• _Task brief_
In the data below, locate the line containing "Clone this chart" and the line containing "0.095, 0.075, 0.08];", then retype both and everything between them exactly. Pictures are not part of the copy.

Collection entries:
___

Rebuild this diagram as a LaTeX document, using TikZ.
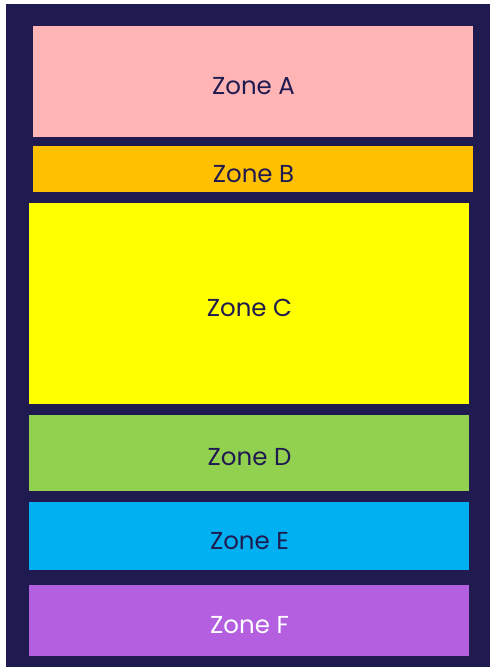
\documentclass[tikz,border=0pt]{standalone}
\usepackage{fontspec}
\setmainfont{Poppins}
\definecolor{navy}{HTML}{1F1A4F}
\definecolor{zA}{HTML}{FFB5B5}
\definecolor{zB}{HTML}{FFC000}
\definecolor{zC}{HTML}{FFFF00}
\definecolor{zD}{HTML}{92D050}
\definecolor{zE}{HTML}{00B0F0}
\definecolor{zF}{HTML}{B45FE0}
\tikzset{zone/.style={inner sep=0pt, text=navy, font=\fontsize{24.5}{28}\selectfont}}
\begin{document}
\begin{tikzpicture}[x=1pt,y=-1pt]
\useasboundingbox (0,0) rectangle (490,667);
\fill[white] (0,0) rectangle (490,667);
\fill[navy] (6,4) rectangle (490,667);
\fill[zA] (33,26) rectangle (473,137);
\fill[zB] (33,146) rectangle (473,192);
\fill[zC] (29,203) rectangle (469,404);
\fill[zD] (29,415) rectangle (469,491);
\fill[zE] (29,502) rectangle (469,570);
\fill[zF] (29,585) rectangle (469,656);
\node[zone] (a) at (253.5,86) {Zone A};
\node[zone] (b) at (253.5,174) {Zone B};
\node[zone] (c) at (249.5,308) {Zone C};
\node[zone] (d) at (249.5,457) {Zone D};
\node[zone] (e) at (249.5,541) {Zone E};
\node[zone, text=white] (f) at (249.5,625) {Zone F};
\end{tikzpicture}
\end{document}
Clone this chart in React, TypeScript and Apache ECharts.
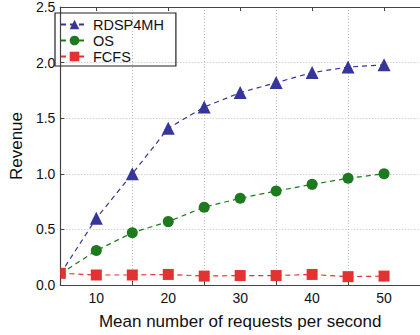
import React, { useEffect, useRef } from "react";
import * as echarts from "echarts";

const xValues = [5, 10, 15, 20, 25, 30, 35, 40, 45, 50];
const rdsp4mh = [0.1, 0.6, 1.0, 1.41, 1.6, 1.73, 1.82, 1.91, 1.96, 1.98];
const os = [0.1, 0.31, 0.47, 0.57, 0.7, 0.78, 0.845, 0.905, 0.96, 1.0];
const fcfs = [0.105, 0.09, 0.09, 0.095, 0.08, 0.085, 0.085, 0.095, 0.075, 0.08];

const seriesNames = ["RDSP4MH", "OS", "FCFS"];
const seriesColors = ["#35359a", "#1e7a1e", "#e23232"];
const seriesSymbols = ["triangle", "circle", "rect"];
const seriesSizes = [13, 11, 11];
const seriesData = [rdsp4mh, os, fcfs];

const FONT = "Liberation Sans, Arial, sans-serif";

export default function App() {
  const ref = useRef<HTMLDivElement>(null);
  useEffect(() => {
    if (!ref.current) return;
    const chart = echarts.init(ref.current, undefined, { renderer: "svg" });
    const axisLine = { show: true, lineStyle: { color: "#444", width: 1.2 } };
    const xMin = 5;
    chart.setOption({
      animation: false,
      backgroundColor: "#fff",
      textStyle: { fontFamily: FONT },
      grid: { left: 49, top: 7, bottom: 44, right: -4, show: false },
      legend: {
        left: 55,
        top: 13,
        orient: "vertical",
        borderColor: "#222",
        borderWidth: 1.2,
        padding: [4, 12, 2, 5],
        itemGap: 1,
        itemWidth: 27,
        itemHeight: 12,
        textStyle: { fontFamily: FONT, fontSize: 14.5, color: "#111", lineHeight: 15 },
        data: seriesNames,
      },
      xAxis: [
        {
          type: "value",
          min: xMin,
          max: 55,
          interval: 10,
          position: "bottom",
          axisLine,
          axisTick: { show: true, inside: true, length: 4, lineStyle: { color: "#444" } },
          axisLabel: {
            fontSize: 14,
            color: "#111",
            margin: 6,
            fontFamily: FONT,
            formatter: (v: number) => (v === 5 || v === 55 ? "" : String(v)),
            customValues: [10, 20, 30, 40, 50],
          },
          splitLine: { show: true, lineStyle: { color: "#bbb", type: [1, 2] } },
          name: "Mean number of requests per second",
          nameLocation: "middle",
          nameGap: 28,
          nameTextStyle: { fontSize: 17, color: "#111", fontFamily: FONT },
        },
        {
          type: "value",
          min: xMin,
          max: 55,
          position: "top",
          axisLine,
          axisTick: { show: true, inside: true, length: 4, customValues: [10, 20, 30, 40, 50], lineStyle: { color: "#444" } },
          axisLabel: { show: false },
          splitLine: { show: false },
        },
      ],
      yAxis: [
        {
          type: "value",
          min: 0,
          max: 2.5,
          interval: 0.5,
          position: "left",
          axisLine,
          axisTick: { show: true, inside: true, length: 4, lineStyle: { color: "#444" } },
          axisLabel: {
            fontSize: 14,
            color: "#111",
            margin: 5,
            fontFamily: FONT,
            formatter: (v: number) => v.toFixed(1),
          },
          splitLine: { show: true, lineStyle: { color: "#bbb", type: [1, 2] } },
          name: "Revenue",
          nameLocation: "middle",
          nameGap: 28,
          nameTextStyle: { fontSize: 17, color: "#111", fontFamily: FONT },
        },
      ],
      series: seriesNames.map((name, i) => ({
        name,
        type: "line",
        data: xValues.map((x, j) => {
          const item: any = { value: [x, seriesData[i][j]] };
          if (x === xMin) {
            // marker clipped by the left axis: only its right half shows
            if (seriesSymbols[i] === "rect") {
              item.symbolSize = [seriesSizes[i] / 2, seriesSizes[i]];
              item.symbolOffset = [seriesSizes[i] / 4, 0];
            } else {
              item.symbol = "none";
            }
          }
          return item;
        }),
        symbol: seriesSymbols[i],
        symbolSize: seriesSizes[i],
        itemStyle: { color: seriesColors[i] },
        lineStyle: { color: seriesColors[i], width: 1.2, type: [5, 4] },
        clip: false,
        z: 2 + i,
      })),
    });
    return () => chart.dispose();
  }, []);
  return <div ref={ref} style={{ width: 420, height: 335, position: "absolute", left: 0, top: 0 }} />;
}
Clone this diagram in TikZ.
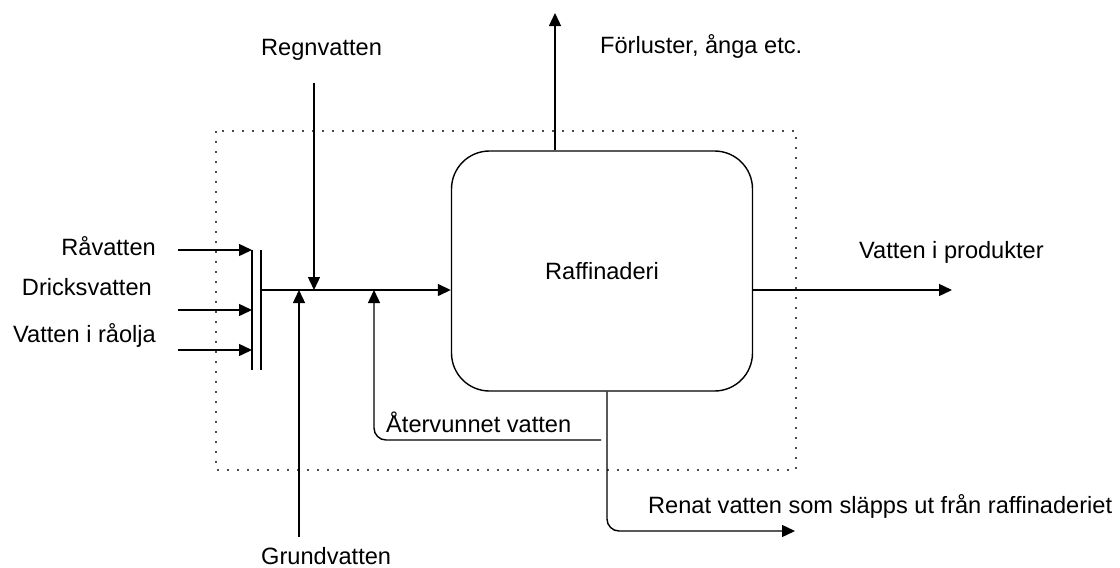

___

• _Correct result_
Clone this chart in React, TypeScript and Apache ECharts.
import React, { useEffect, useRef } from "react";
import * as echarts from "echarts";

const xValues = [5, 10, 15, 20, 25, 30, 35, 40, 45, 50];
const rdsp4mh = [0.1, 0.6, 1.0, 1.41, 1.6, 1.73, 1.82, 1.91, 1.96, 1.98];
const os = [0.1, 0.31, 0.47, 0.57, 0.7, 0.78, 0.845, 0.905, 0.96, 1.0];
const fcfs = [0.105, 0.09, 0.09, 0.095, 0.08, 0.085, 0.085, 0.095, 0.075, 0.08];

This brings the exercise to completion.